Canadalend.com has now released its take on the long-term viability of variable rate mortgages, suggesting they represent the safest harbour for first-time homebuyers looking to get into the market.
“While the Bank of Canada has said it wouldn’t raise interest rates until the economy improves, that hasn’t prevented Canada’s big banks from raising fixed mortgage rates; at the same time, economic uncertainty has made variable interest rates even more attractive, since they fluctuate with the overnight rate,” Bob Aggarwal, president of Canadalend.com said. “With mortgage rates expected to remain near record-low levels for the foreseeable future, there is currently no cause for consumers to panic and buy a home just to avoid rising interest rates.”
The Bank of Canada has expressed its intention to keep the overnight rate at 1 per cent for the foreseeable future, which has led many to consider the variable rate a preferable alternative to fixed rates.
And for his part, Canadalend.com’s president believes buyers may be better served to hold off on buying until they are completely ready, financially. While that move may seem counter-productive for a company that makes its profits off placing mortgages with clients, Aggarwal stresses the importance of getting into the market at the right time.

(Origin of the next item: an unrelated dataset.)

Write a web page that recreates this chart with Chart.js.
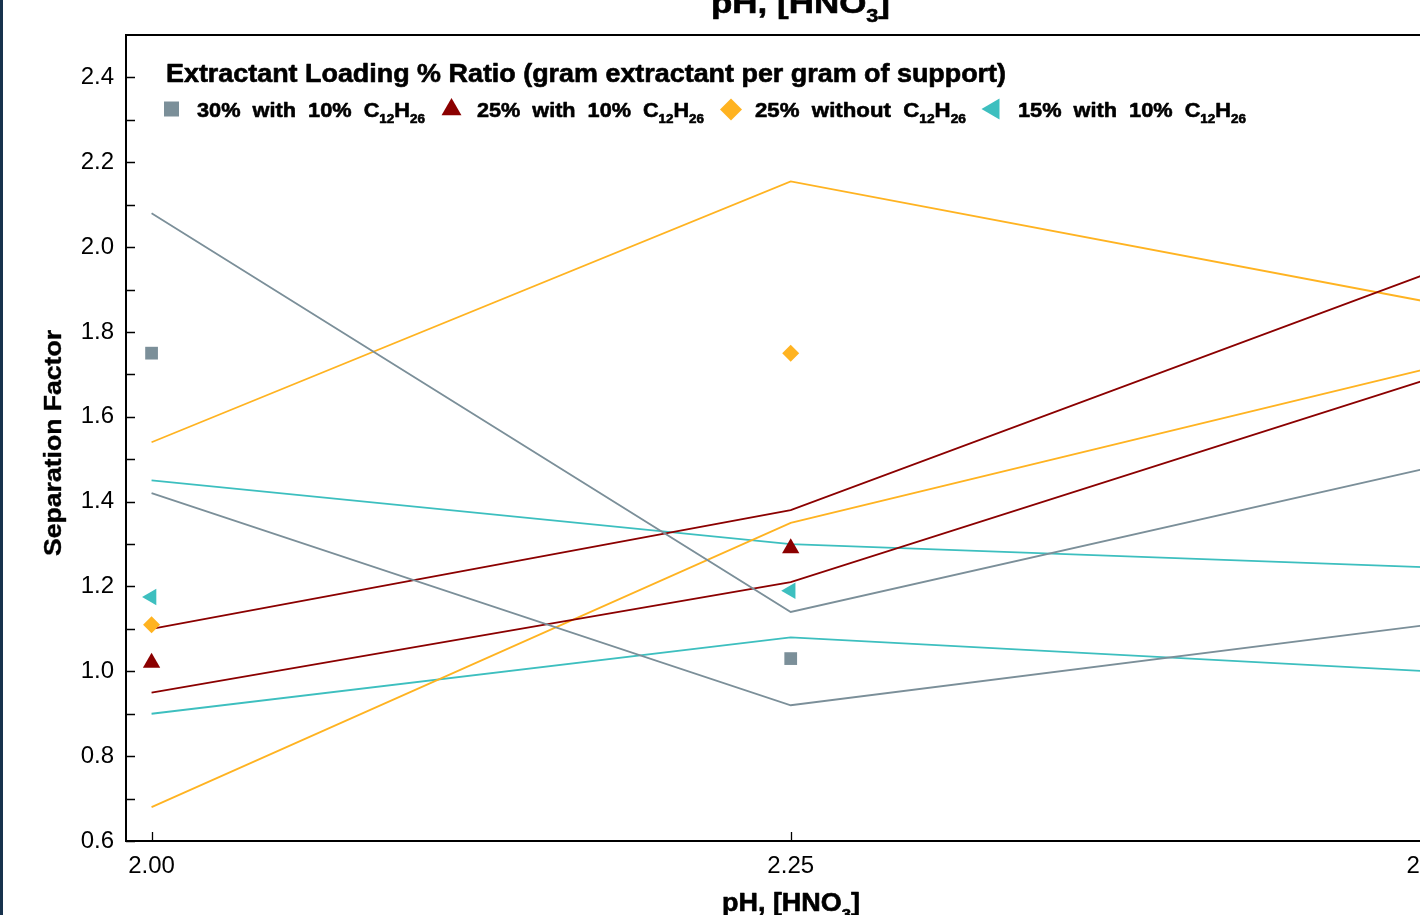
<!DOCTYPE html>
<html>
<head>
<meta charset="utf-8">
<script src="https://cdn.jsdelivr.net/npm/chart.js@4.4.1/dist/chart.umd.min.js"></script>
<style>
  html, body { margin: 0; padding: 0; background: #fff; overflow: hidden; }
  #wrap { position: relative; width: 1420px; height: 915px; overflow: hidden; }
  #chart { position: absolute; left: 0; top: 0; }
  #edge { position: absolute; left: 0; top: 0; width: 3px; height: 915px; background: #17324d; }
</style>
</head>
<body>
<div id="wrap">
  <canvas id="chart" width="1500" height="915"></canvas>
  <div id="edge"></div>
</div>
<script>
// pH values (x) and axis ticks
const phValues = [2.00, 2.25, 2.50];
const xTicks = [2.00, 2.25, 2.50];
const yTicks = [0.6, 0.8, 1.0, 1.2, 1.4, 1.6, 1.8, 2.0, 2.2, 2.4];
const yMinorTicks = [0.7, 0.9, 1.1, 1.3, 1.5, 1.7, 1.9, 2.1, 2.3];

// measured separation factors (markers at 2.00 and 2.25)
const sf30 = [1.75, 1.03];
const sf25 = [1.02, 1.29];
const sf25no = [1.11, 1.75];
const sf15 = [1.175, 1.19];

// upper / lower bound lines
const sf30Upper = [2.08, 1.14, 1.48];
const sf30Lower = [1.42, 0.92, 1.11];
const sf25Upper = [1.10, 1.38, 1.94];
const sf25Lower = [0.95, 1.21, 1.69];
const sf25noUpper = [1.54, 2.155, 1.87];
const sf25noLower = [0.68, 1.35, 1.715];
const sf15Upper = [1.45, 1.30, 1.245];
const sf15Lower = [0.90, 1.08, 1.00];

const seriesLabels = [
  '30%  with  10%  C_12H_26',
  '25%  with  10%  C_12H_26',
  '25%  without  C_12H_26',
  '15%  with  10%  C_12H_26'
];
const legendTitle = 'Extractant Loading % Ratio (gram extractant per gram of support)';
const xTitle = 'pH, [HNO_3]';
const yTitle = 'Separation Factor';

const colors = ['#7b8f99', '#8b0000', '#ffb321', '#3dbfbf'];
const FONT = '"Liberation Sans", Arial, sans-serif';

function pts(vals) {
  return vals.map((v, i) => ({ x: phValues[i], y: v }));
}

function markerSet(vals, i, style, radius, rotation) {
  return {
    label: seriesLabels[i], data: pts(vals), showLine: false, order: 0,
    pointStyle: style, pointRadius: radius, pointRotation: rotation || 0,
    pointBackgroundColor: colors[i], pointBorderWidth: 0, pointHoverRadius: radius
  };
}
function lineSet(vals, i) {
  return {
    label: '', data: pts(vals), showLine: true, order: 1,
    borderColor: colors[i], borderWidth: 1.8, pointRadius: 0, pointHoverRadius: 0, fill: false
  };
}

// split "C_12H_26" into normal/subscript pieces
function rich(str) {
  const segs = [];
  str.split(/(_\d+)/).forEach(p => {
    if (!p) return;
    if (p[0] === '_') segs.push({ t: p.slice(1), sub: true });
    else segs.push({ t: p, sub: false });
  });
  return segs;
}

function drawRich(ctx, str, x, y, size, width, heavy) {
  const parts = rich(str).map(s => {
    const sz = s.sub ? size * 0.62 : size;
    ctx.font = 'bold ' + sz + 'px ' + FONT;
    return { t: s.t, sz: sz, w: ctx.measureText(s.t).width, dy: s.sub ? size * 0.3 : 0 };
  });
  const total = parts.reduce((a, p) => a + p.w, 0);
  const k = width ? width / total : 1;
  ctx.save();
  ctx.translate(x, y);
  ctx.scale(k, 1);
  ctx.fillStyle = '#000';
  ctx.strokeStyle = '#000';
  ctx.lineWidth = heavy || 0;
  ctx.lineJoin = 'round';
  ctx.textBaseline = 'alphabetic';
  ctx.textAlign = 'left';
  let cx = 0;
  parts.forEach(p => {
    ctx.font = 'bold ' + p.sz + 'px ' + FONT;
    ctx.fillText(p.t, cx, p.dy);
    if (heavy) ctx.strokeText(p.t, cx, p.dy);
    cx += p.w;
  });
  ctx.restore();
}

function drawMarker(ctx, ds, x, y, radius) {
  ctx.save();
  ctx.fillStyle = ds.pointBackgroundColor;
  Chart.helpers.drawPoint(ctx, {
    pointStyle: ds.pointStyle, radius: radius,
    rotation: ds.pointRotation, borderWidth: 0
  }, x, y);
  ctx.restore();
}

const framePlugin = {
  id: 'frame',
  afterDraw(chart) {
    const ctx = chart.ctx;
    const a = chart.chartArea;
    const xs = chart.scales.x, ys = chart.scales.y;
    ctx.save();
    ctx.strokeStyle = '#000';
    // top border
    ctx.lineWidth = 2;
    ctx.beginPath();
    ctx.moveTo(a.left, a.top);
    ctx.lineTo(a.right, a.top);
    ctx.stroke();
    // inside ticks
    ctx.lineWidth = 1.3;
    ctx.beginPath();
    yTicks.concat(yMinorTicks).forEach(v => {
      const py = Math.round(ys.getPixelForValue(v)) + 0.5;
      ctx.moveTo(a.left, py);
      ctx.lineTo(a.left + 9, py);
    });
    xTicks.forEach(v => {
      const px = Math.round(xs.getPixelForValue(v)) + 0.5;
      ctx.moveTo(px, a.bottom);
      ctx.lineTo(px, a.bottom - 9);
    });
    ctx.stroke();
    ctx.restore();

    // titles
    drawRich(ctx, xTitle, 711, 13, 30, 179, 0.6);
    drawRich(ctx, xTitle, 722, 911, 25, 138, 0.6);
    ctx.save();
    ctx.translate(61, 556);
    ctx.rotate(-Math.PI / 2);
    drawRich(ctx, yTitle, 0, 0, 24, 226, 0.4);
    ctx.restore();

    // legend
    drawRich(ctx, legendTitle, 166, 82, 25, 840, 0.6);
    const mx = [171.5, 451.5, 731, 993.5];
    const my = [109, 109.5, 109.5, 109];
    const mr = [10.6, 11.5, 11, 12];
    const tx = [197, 477, 755, 1018];
    const tw = [228, 227, 211, 228];
    [0, 1, 2, 3].forEach(i => {
      drawMarker(ctx, chart.data.datasets[i], mx[i], my[i], mr[i]);
      drawRich(ctx, seriesLabels[i], tx[i], 117, 21, tw[i], 0.6);
    });
  }
};

new Chart(document.getElementById('chart'), {
  type: 'scatter',
  data: {
    datasets: [
      markerSet(sf30, 0, 'rect', 9),
      markerSet(sf25, 1, 'triangle', 10),
      markerSet(sf25no, 2, 'rectRot', 8.5),
      markerSet(sf15, 3, 'triangle', 9.5, -90),
      lineSet(sf30Upper, 0), lineSet(sf30Lower, 0),
      lineSet(sf25Upper, 1), lineSet(sf25Lower, 1),
      lineSet(sf25noUpper, 2), lineSet(sf25noLower, 2),
      lineSet(sf15Upper, 3), lineSet(sf15Lower, 3)
    ]
  },
  options: {
    responsive: false,
    animation: false,
    devicePixelRatio: 1,
    layout: { padding: { left: 0, top: 35, right: 19, bottom: 0 } },
    plugins: { legend: { display: false }, tooltip: { enabled: false } },
    scales: {
      x: {
        type: 'linear', min: 1.99, max: 2.52,
        afterBuildTicks: s => { s.ticks = xTicks.map(v => ({ value: v })); },
        afterFit: s => { s.height = 74; },
        grid: { display: false },
        border: { display: true, color: '#000', width: 2 },
        ticks: {
          color: '#000', padding: 3, maxRotation: 0, autoSkip: false,
          font: { family: FONT, size: 24 },
          callback: v => v.toFixed(2)
        }
      },
      y: {
        type: 'linear', min: 0.6, max: 2.5,
        afterBuildTicks: s => { s.ticks = yTicks.map(v => ({ value: v })); },
        afterFit: s => { s.width = 126; },
        grid: { display: false },
        border: { display: true, color: '#000', width: 2 },
        ticks: {
          color: '#000', padding: 4,
          font: { family: FONT, size: 24 },
          callback: v => v.toFixed(1)
        }
      }
    }
  },
  plugins: [framePlugin]
});
</script>
</body>
</html>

“With some predicting the overnight lending rate might not change until 2015, consumers have a longer horizon to borrow more money, which translates into being able to purchase a more expensive home,” Aggarwal adds. “While it’s important to get a good mortgage rate, it’s also important to get onto the property ladder for the right reasons. With debt at record levels in Canada, some consumers could get in over their heads. After all, interest rates might be at near-record lows, but they will eventually rebound.”